The Corner

Law & the Courts

Bragg v. Jordan Battle Shifts to Second Circuit Federal Appeals Court

Left: Manhattan District Attorney Alvin Bragg speaks to the media following a trial in New York City, December 6, 2022. Right: Jim Jordan speaks CPAC in National Harbour, Md., February 23, 2018. (Eduardo Munoz, Joshua Roberts/Reuters)

There will be a delay until at least next week in the House Judiciary Committee’s effort to obtain testimony from Mark Pomerantz, the former prosecutor who ran the Manhattan District Attorney’s Trump investigation before quitting last year.

As I’ve explained, after a hearing on Wednesday, Judge Mary Kay Vyskocil, a Trump appointee to the federal district court in Manhattan, rejected a lawsuit brought by Manhattan District Attorney Alvin Bragg, an elected progressive Democrat, by which the DA sought to block a congressional investigation of Bragg’s prosecution of former President Donald Trump. The investigation is spearheaded by House Judiciary Chairman Jim Jordan, an Ohio Republican and Trump ally.

As part of that investigation, Jordan had subpoenaed Pomerantz, who was slated to testify yesterday (Thursday). Bragg and Pomerantz immediately appealed to the Second Circuit (the federal appellate court, which sits in Manhattan) and sought to enjoin the committee’s deposition of Pomerantz while the appeal is being decided.

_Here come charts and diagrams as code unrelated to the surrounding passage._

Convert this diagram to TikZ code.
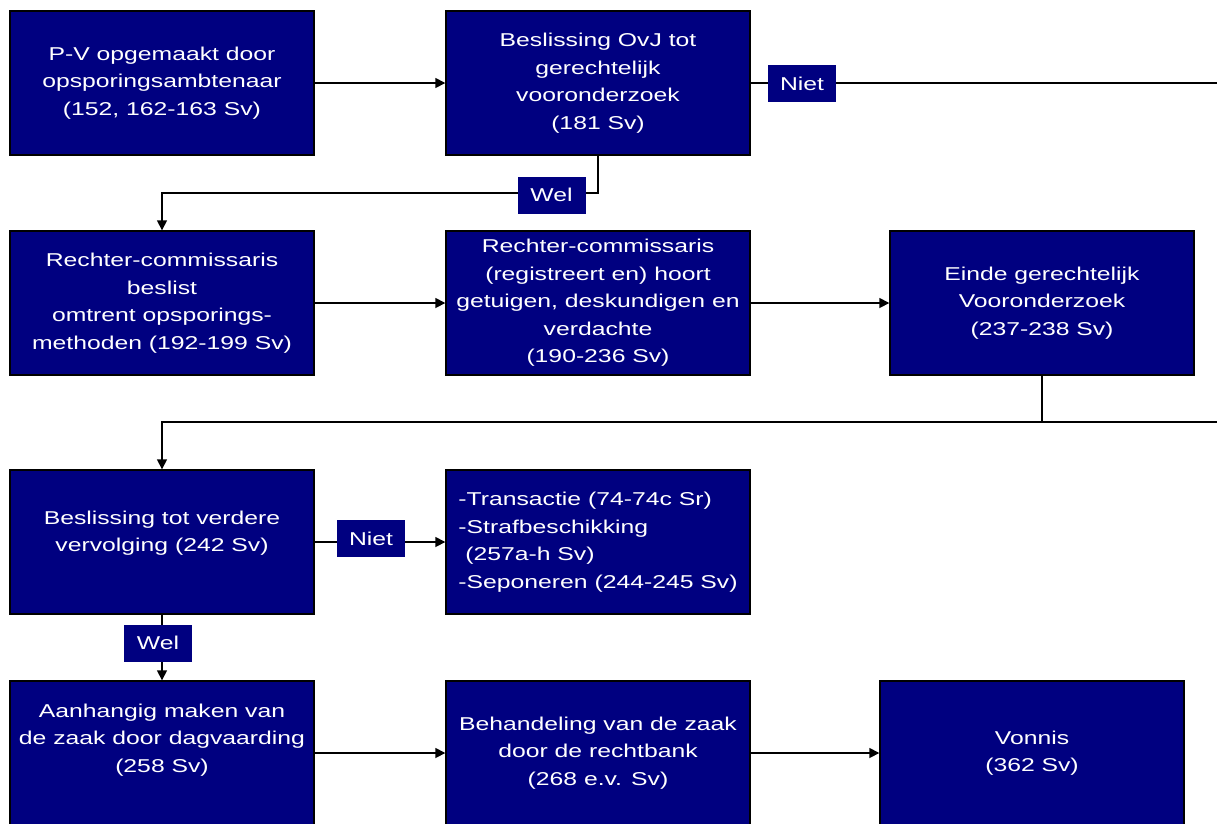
\documentclass[tikz,border=0pt]{standalone}
\usepackage{fontspec}
\setmainfont{Liberation Sans}[FakeStretch=1.33]
\usetikzlibrary{arrows.meta,positioning}

\definecolor{navyblauw}{HTML}{000080}

\tikzset{
  stap/.style={draw=black, line width=1.4pt, fill=navyblauw, text=white,
    minimum width=304pt, minimum height=144pt, inner sep=2pt, align=center,
    font=\fontsize{18.6}{27.5}\selectfont},
  keuze/.style={fill=navyblauw, text=white, minimum width=68pt,
    minimum height=37pt, inner sep=0pt, font=\fontsize{18.6}{22}\selectfont},
  lijn/.style={line width=1.6pt},
  pijl/.style={line width=1.6pt, -{Triangle[length=10pt,width=10pt]}}
}

\begin{document}
\begin{tikzpicture}[x=1pt,y=-1pt]

\useasboundingbox (0,0) rectangle (1217,823);
\clip (0,0) rectangle (1217,823);

% Vooronderzoek
\node[stap] (pv) at (162,83) {P-V opgemaakt door\\opsporingsambtenaar\\ (152, 162-163 Sv)};
\node[stap] (ovj) at (598,83) {Beslissing OvJ tot\\gerechtelijk\\vooronderzoek\\(181 Sv)};
\node[stap] (rcbeslist) at (162,303) {Rechter-commissaris\\beslist\\omtrent opsporings-\\methoden (192-199 Sv)};
\node[stap] (rchoort) at (598,303) {Rechter-commissaris\\(registreert en) hoort\\getuigen, deskundigen en\\verdachte\\(190-236 Sv)};
\node[stap] (einde) at (1042,303) {Einde gerechtelijk\\Vooronderzoek\\(237-238 Sv)};

% Vervolging
\node[stap, text depth=22pt] (verder) at (162,542) {Beslissing tot verdere\\vervolging (242 Sv)};
\node[stap, align=left] (afdoening) at (598,542) {-Transactie (74-74c Sr)\\-Strafbeschikking\\\ (257a-h Sv)\\-Seponeren (244-245 Sv)};
\node[stap, text depth=30pt] (aanhangig) at (162,753) {Aanhangig maken van\\de zaak door dagvaarding\\(258 Sv)};
\node[stap] (behandeling) at (598,753) {Behandeling van de zaak\\door de rechtbank\\(268 e.v. Sv)};
\node[stap] (vonnis) at (1032,753) {Vonnis\\(362 Sv)};

% Rand van de figuur
\coordinate (randboven) at (1217,83);
\coordinate (randmidden) at (1217,422);

% Verbindingen
\draw[pijl] (pv) -- (ovj);
\draw[lijn] (ovj.east) -- (randboven);
\draw[pijl] (ovj.south) -- ++(0,37) -| (rcbeslist.north);
\draw[pijl] (rcbeslist) -- (rchoort);
\draw[pijl] (rchoort) -- (einde);
\draw[lijn] (einde.south) |- (randmidden);
\draw[pijl] (einde.south |- randmidden) -| (verder.north);
\draw[pijl] (verder) -- (afdoening);
\draw[pijl] (verder) -- (aanhangig);
\draw[pijl] (aanhangig) -- (behandeling);
\draw[pijl] (behandeling) -- (vonnis);

% Keuzes
\node[keuze] (niet1) at (802,83.5) {Niet};
\node[keuze] (wel1) at (551.5,195) {Wel};
\node[keuze] (niet2) at (371,538.5) {Niet};
\node[keuze] (wel2) at (158,643) {Wel};

\end{tikzpicture}
\end{document}
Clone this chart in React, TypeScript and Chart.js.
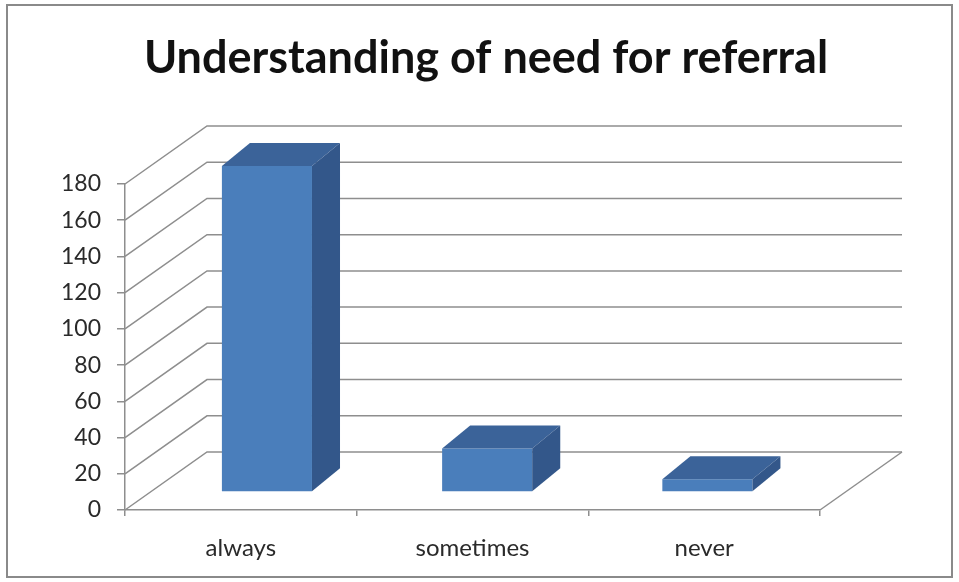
import React, { useEffect, useRef } from "react";
import { Chart, registerables } from "chart.js";

Chart.register(...registerables);

// ---- data ----
const TITLE = "Understanding of need for referral";
const CATEGORIES = ["always", "sometimes", "never"];
const VALUES = [180, 24, 7];
const Y_MIN = 0;
const Y_MAX = 180;
const Y_STEP = 20;

// ---- layout / style ----
const W = 959;
const H = 582;
const PLOT_LEFT = 125;
const PLOT_RIGHT = 820;
const PLOT_TOP = 184;
const PLOT_BOTTOM = 510;
const WALL_DX = 82;
const WALL_DY = -58;
const BAR_SCALE_X = 0.9506;
const BAR_SHIFT_X = 38;
const BAR_SHIFT_Y = -18;
const BAR_DX = 29.5;
const BAR_DY = -23;
const GRID = "#8e8e8e";
const FRONT = "#4a7ebb";
const TOP = "#3b6399";
const SIDE = "#33578a";
const FONT = "Lato";

const threeD = {
  id: "threeD",
  beforeDraw(chart: any) {
    const ctx = chart.ctx;
    ctx.save();
    ctx.fillStyle = "#ffffff";
    ctx.fillRect(0, 0, chart.width, chart.height);
    ctx.restore();
  },
  beforeDatasetsDraw(chart: any) {
    const ctx = chart.ctx;
    const ys = chart.scales.y;
    const xs = chart.scales.x;
    const l = xs.left;
    const r = xs.right;
    ctx.save();
    ctx.strokeStyle = GRID;
    ctx.lineWidth = 1.5;
    for (let v = Y_MIN; v <= Y_MAX; v += Y_STEP) {
      const py = ys.getPixelForValue(v);
      ctx.beginPath();
      ctx.moveTo(l, py);
      ctx.lineTo(l + WALL_DX, py + WALL_DY);
      ctx.lineTo(r + WALL_DX, py + WALL_DY);
      ctx.stroke();
    }
    const p0 = ys.getPixelForValue(Y_MIN);
    ctx.beginPath();
    ctx.moveTo(r, p0);
    ctx.lineTo(r + WALL_DX, p0 + WALL_DY);
    ctx.stroke();
    ctx.restore();
    // projection of the bar row (sits at mid depth)
    ctx.save();
    ctx.translate(BAR_SHIFT_X, BAR_SHIFT_Y);
    ctx.scale(BAR_SCALE_X, 1);
  },
  afterDatasetsDraw(chart: any) {
    const ctx = chart.ctx;
    const meta = chart.getDatasetMeta(0);
    meta.data.forEach((bar: any) => {
      const { x, y, base, width } = bar.getProps(["x", "y", "base", "width"], true);
      const x1 = x - width / 2;
      const x2 = x + width / 2;
      ctx.fillStyle = TOP;
      ctx.beginPath();
      ctx.moveTo(x1, y);
      ctx.lineTo(x2, y);
      ctx.lineTo(x2 + BAR_DX, y + BAR_DY);
      ctx.lineTo(x1 + BAR_DX, y + BAR_DY);
      ctx.closePath();
      ctx.fill();
      ctx.fillStyle = SIDE;
      ctx.beginPath();
      ctx.moveTo(x2, y);
      ctx.lineTo(x2 + BAR_DX, y + BAR_DY);
      ctx.lineTo(x2 + BAR_DX, base + BAR_DY);
      ctx.lineTo(x2, base);
      ctx.closePath();
      ctx.fill();
    });
    ctx.restore();
  },
  afterDraw(chart: any) {
    const ctx = chart.ctx;
    ctx.save();
    ctx.strokeStyle = "#8a8a8a";
    ctx.lineWidth = 2;
    ctx.strokeRect(7, 5, 945, 572);
    ctx.fillStyle = "#111111";
    ctx.font = `bold 45px ${FONT}`;
    ctx.textAlign = "center";
    ctx.textBaseline = "alphabetic";
    ctx.fillText(TITLE, 486, 73);
    ctx.restore();
  },
};

export default function App() {
  const ref = useRef<HTMLCanvasElement | null>(null);
  useEffect(() => {
    let chart: Chart | null = null;
    let cancelled = false;
    const make = () => {
      if (cancelled || !ref.current) return;
      chart = new Chart(ref.current, {
        type: "bar",
        data: {
          labels: CATEGORIES,
          datasets: [
            {
              data: VALUES,
              backgroundColor: FRONT,
              borderWidth: 0,
              barPercentage: 0.409,
              categoryPercentage: 1,
              clip: false as any,
            },
          ],
        },
        options: {
          responsive: false,
          animation: false,
          events: [],
          layout: {
            padding: { left: 0, top: PLOT_TOP, right: W - PLOT_RIGHT, bottom: 0 },
          },
          plugins: {
            legend: { display: false },
            tooltip: { enabled: false },
            title: { display: false },
          },
          scales: {
            x: {
              grid: {
                offset: true,
                drawOnChartArea: false,
                drawTicks: true,
                tickLength: 6,
                color: GRID,
                lineWidth: 1.5,
              },
              border: { display: true, color: GRID, width: 1.5 },
              ticks: {
                color: "#2a2a2a",
                font: { family: FONT, size: 24 },
                padding: 18,
              },
              afterFit(scale: any) {
                scale.height = H - PLOT_BOTTOM;
              },
            },
            y: {
              min: Y_MIN,
              max: Y_MAX,
              grid: {
                drawOnChartArea: false,
                drawTicks: true,
                tickLength: 8,
                color: GRID,
                lineWidth: 1.5,
              },
              border: { display: true, color: GRID, width: 1.5 },
              ticks: {
                stepSize: Y_STEP,
                color: "#2a2a2a",
                font: { family: FONT, size: 23 },
                padding: 16,
              },
              afterFit(scale: any) {
                scale.width = PLOT_LEFT;
              },
            },
          },
        },
        plugins: [threeD],
      });
    };
    const fonts = (document as any).fonts;
    if (fonts && fonts.load) {
      Promise.all([
        fonts.load(`bold 45px ${FONT}`),
        fonts.load(`24px ${FONT}`),
      ]).then(make, make);
    } else {
      make();
    }
    return () => {
      cancelled = true;
      if (chart) chart.destroy();
    };
  }, []);
  return (
    <div style={{ position: "absolute", left: 0, top: 0, width: W, height: H }}>
      <canvas ref={ref} width={W} height={H} />
    </div>
  );
}
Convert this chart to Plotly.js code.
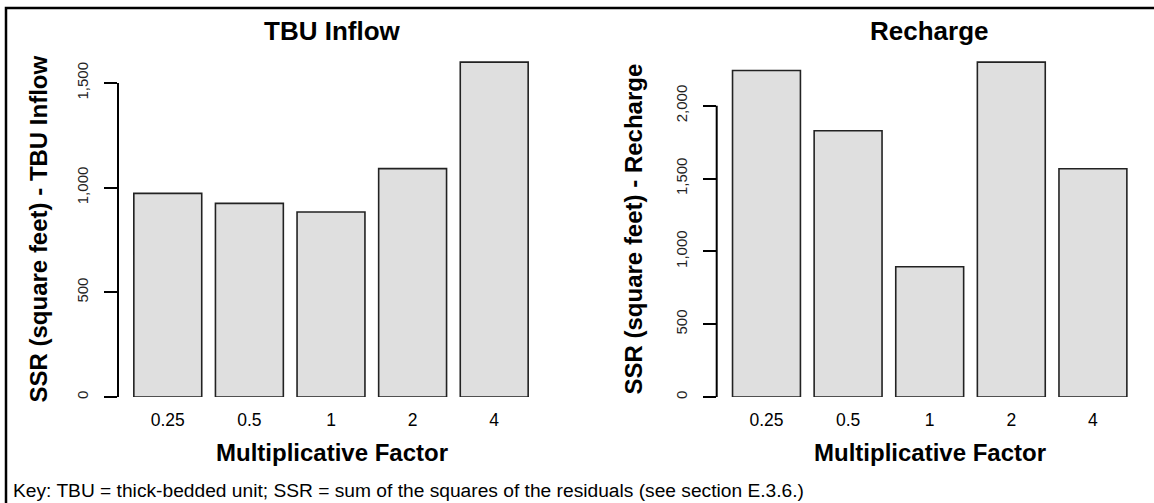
<!DOCTYPE html>
<html>
<head>
<meta charset="utf-8">
<script src="https://cdn.plot.ly/plotly-3.0.1.min.js"></script>
<style>html,body{margin:0;padding:0;background:#fff;}#chart{width:1154px;height:503px;}</style>
</head>
<body>
<div id="chart"></div>
<script>
// ---- data ----
const categories = ['0.25', '0.5', '1', '2', '4'];
const tbuInflowSSR = [973, 925, 884, 1091, 1600];
const rechargeSSR = [2242, 1829, 894, 2300, 1568];
const tbuTicks = [0, 500, 1000, 1500];
const rechargeTicks = [0, 500, 1000, 1500, 2000];
const panelTitles = ['TBU Inflow', 'Recharge'];
const yTitles = ['SSR (square feet) - TBU Inflow', 'SSR (square feet) - Recharge'];
const xTitle = 'Multiplicative Factor';
const keyText = 'Key: TBU = thick-bedded unit; SSR = sum of the squares of the residuals (see section E.3.6.)';

// ---- layout helpers (pixel -> paper) ----
const W = 1154, H = 503;
const px = x => x / W;
const py = y => 1 - y / H;
const FONT = 'Liberation Sans, Arial, Helvetica, sans-serif';

const leftDom = [px(118), px(544)];
const rightDom = [px(716.7), px(1142.7)];
const yDom = [py(397), py(48.7)];

const barStyle = {color: '#dfdfdf', line: {color: '#222', width: 1.6}};

const traces = [
  {type: 'bar', x: categories, y: tbuInflowSSR, xaxis: 'x', yaxis: 'y', marker: barStyle, hoverinfo: 'x+y'},
  {type: 'bar', x: categories, y: rechargeSSR, xaxis: 'x2', yaxis: 'y2', marker: barStyle, hoverinfo: 'x+y'}
];

function xAxis(domain, anchor) {
  return {
    domain: domain, anchor: anchor, type: 'category', range: [-0.61, 4.61],
    showline: false, showgrid: false, zeroline: false, ticks: '',
    tickfont: {family: FONT, size: 17.5, color: '#000'}, ticklabelstandoff: 10
  };
}
function yAxis(anchor, vals, ticks) {
  return {
    domain: yDom, anchor: anchor, range: [0, Math.max(...vals) * 1.04],
    showline: false, showgrid: false, zeroline: false,
    tickmode: 'array', tickvals: ticks, tickformat: ',',
    ticks: 'outside', ticklen: 13, tickwidth: 2, tickcolor: '#000',
    tickangle: -90, ticklabelstandoff: 10,
    tickfont: {family: FONT, size: 15, color: '#222'}
  };
}

const ann = [];
function text(t, x, y, size, bold, opts) {
  ann.push(Object.assign({
    text: bold ? '<b>' + t + '</b>' : t, xref: 'paper', yref: 'paper',
    x: px(x), y: py(y), showarrow: false, xanchor: 'center', yanchor: 'middle',
    font: {family: FONT, size: size, color: '#000'}
  }, opts || {}));
}
text(panelTitles[0], 332, 31, 26, true);
text(panelTitles[1], 929.7, 31, 26, true);
text(yTitles[0], 38, 229.5, 24, true, {textangle: -90});
text(yTitles[1], 633, 229.5, 24, true, {textangle: -90});
text(xTitle, 332, 452, 24, true);
text(xTitle, 929.7, 452, 24, true);
text(keyText, 11, 490, 19.2, false, {xanchor: 'left'});

const shapes = [
  {type: 'line', xref: 'x domain', yref: 'y', x0: 0, x1: 0, y0: tbuTicks[0], y1: tbuTicks[tbuTicks.length - 1], line: {color: '#000', width: 2}},
  {type: 'line', xref: 'x2 domain', yref: 'y2', x0: 0, x1: 0, y0: rechargeTicks[0], y1: rechargeTicks[rechargeTicks.length - 1], line: {color: '#000', width: 2}},
  {type: 'path', xref: 'paper', yref: 'paper', path: 'M ' + px(6) + ' ' + py(505) + ' L ' + px(6) + ' ' + py(8) + ' L ' + px(1160) + ' ' + py(8), line: {color: '#000', width: 2.5}}
];

const layout = {
  width: W, height: H, margin: {l: 0, r: 0, t: 0, b: 0},
  paper_bgcolor: '#fff', plot_bgcolor: '#fff', showlegend: false, bargap: 0.168,
  xaxis: xAxis(leftDom, 'y'), yaxis: yAxis('x', tbuInflowSSR, tbuTicks),
  xaxis2: xAxis(rightDom, 'y2'), yaxis2: yAxis('x2', rechargeSSR, rechargeTicks),
  annotations: ann, shapes: shapes
};

Plotly.newPlot('chart', traces, layout, {displayModeBar: false, staticPlot: true});
</script>
</body>
</html>
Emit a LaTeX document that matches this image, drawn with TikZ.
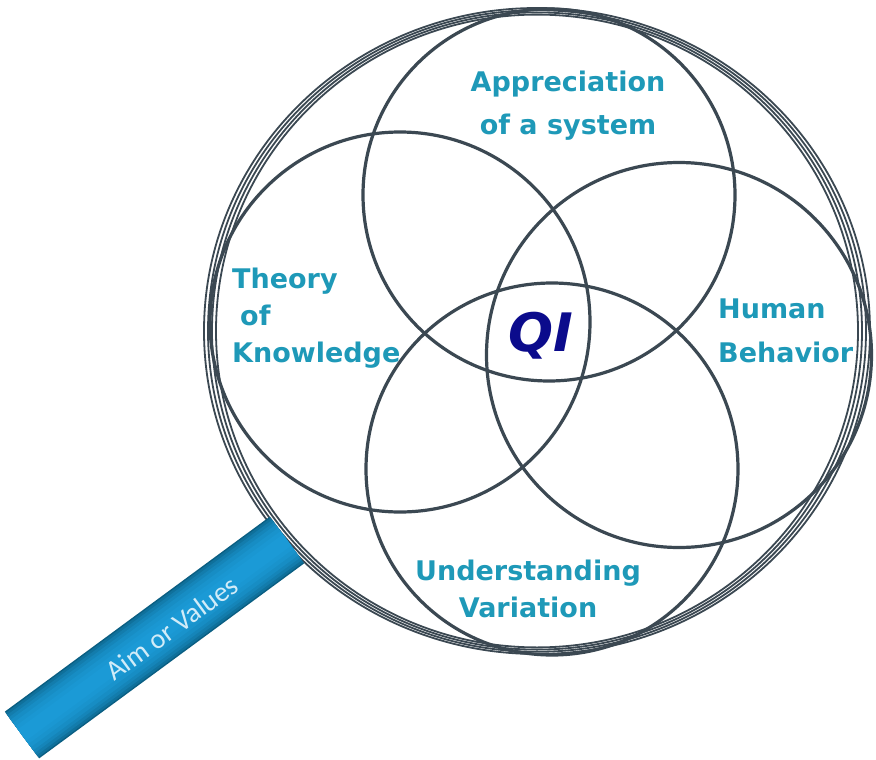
\documentclass[tikz,border=0pt]{standalone}
\usepackage{fontspec}
\setmainfont{DejaVu Sans}
\newfontfamily\calibfont{Carlito}
\definecolor{ringgray}{HTML}{3B4852}
\definecolor{labelteal}{HTML}{1E99B8}
\definecolor{qinavy}{HTML}{0B0B8C}
\definecolor{bardark}{HTML}{0A5E82}
\definecolor{barlight}{HTML}{1B9AD6}
\definecolor{bartext}{HTML}{D2ECF8}
\begin{document}
\begin{tikzpicture}[x=1pt,y=-1pt,
  venn/.style={circle, draw=ringgray, line width=3.2pt, minimum size=#1, inner sep=0pt},
  lbl/.style={text=labelteal, font=\bfseries\fontsize{27}{32}\selectfont, inner sep=0pt},
  ringline/.style={draw=ringgray, line width=1.8pt},
]
\useasboundingbox (0,0) rectangle (876,760);
\fill[white] (0,0) rectangle (876,760);

% outer lens ring
\foreach \i in {0,1,2,3}{
  \pgfmathsetmacro{\rx}{333-4.0*\i}
  \pgfmathsetmacro{\ry}{323-2.2*\i}
  \draw[ringline] (537,331) ellipse [x radius=\rx, y radius=\ry];
}

% four overlapping circles
\node[venn=372pt] (appr) at (549,195) {};
\node[venn=380pt] (theo) at (400,322) {};
\node[venn=385pt] (human) at (679,355) {};
\node[venn=372pt] (under) at (552,469) {};

% handle
\coordinate (h1) at (22,735);
\coordinate (h2) at (287,540);
\foreach \w/\c in {58/0,55/30,50/50,44/65,38/78,30/88,22/95,14/100}{
  \draw[line width=\w pt, barlight!\c!bardark] (h1) -- (h2);
}
\node[rotate=36.35, text=bartext, font=\calibfont\fontsize{28}{28}\selectfont, inner sep=0pt] (aim) at (172,628) {Aim or Values};

% labels
\node[lbl, anchor=base] (appr1) at (568,92) {Appreciation};
\node[lbl, anchor=base] (appr2) at (568,135) {of a system};
\node[lbl, anchor=base west] (theo1) at (232,288) {Theory};
\node[lbl, anchor=base west] (theo2) at (240,325) {of};
\node[lbl, anchor=base west] (theo3) at (232,362) {Knowledge};
\node[lbl, anchor=base west] (hum1) at (718,318) {Human};
\node[lbl, anchor=base west] (hum2) at (718,362) {Behavior};
\node[lbl, anchor=base] (und1) at (528,580) {Understanding};
\node[lbl, anchor=base] (und2) at (528,617) {Variation};
\node[text=qinavy, font=\bfseries\itshape\fontsize{53}{53}\selectfont, inner sep=0pt, anchor=base] (qi) at (541,351) {QI};
\end{tikzpicture}
\end{document}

The appellate court put a temporary hold on the Pomerantz deposition. It further ordered the parties to file briefs immediately. I understand the parties have done so, with the committee filing a responsive brief this afternoon, though I believe its deadline was not until noon tomorrow (Saturday).

There is no deadline by which the Second Circuit must act. Given the tight schedule it imposed on the parties, we should assume the court will rule quickly, though perhaps not as quickly as this weekend. So we’ll be watching this one, too.

UPDATE: Politico’s Josh Gerstein reports that the Second Circuit has scheduled oral argument in the lawsuit by Manhattan District Attorney Alvin Bragg against House Judiciary Committee Chairman Jim Jordan at 2 p.m. next Tuesday, April 25. The argument will undoubtedly center on whether the House Committee may obtain testimony from Mark Pomerantz, the former prosecutor who, until last year, ran the Trump investigation at the DA’s office.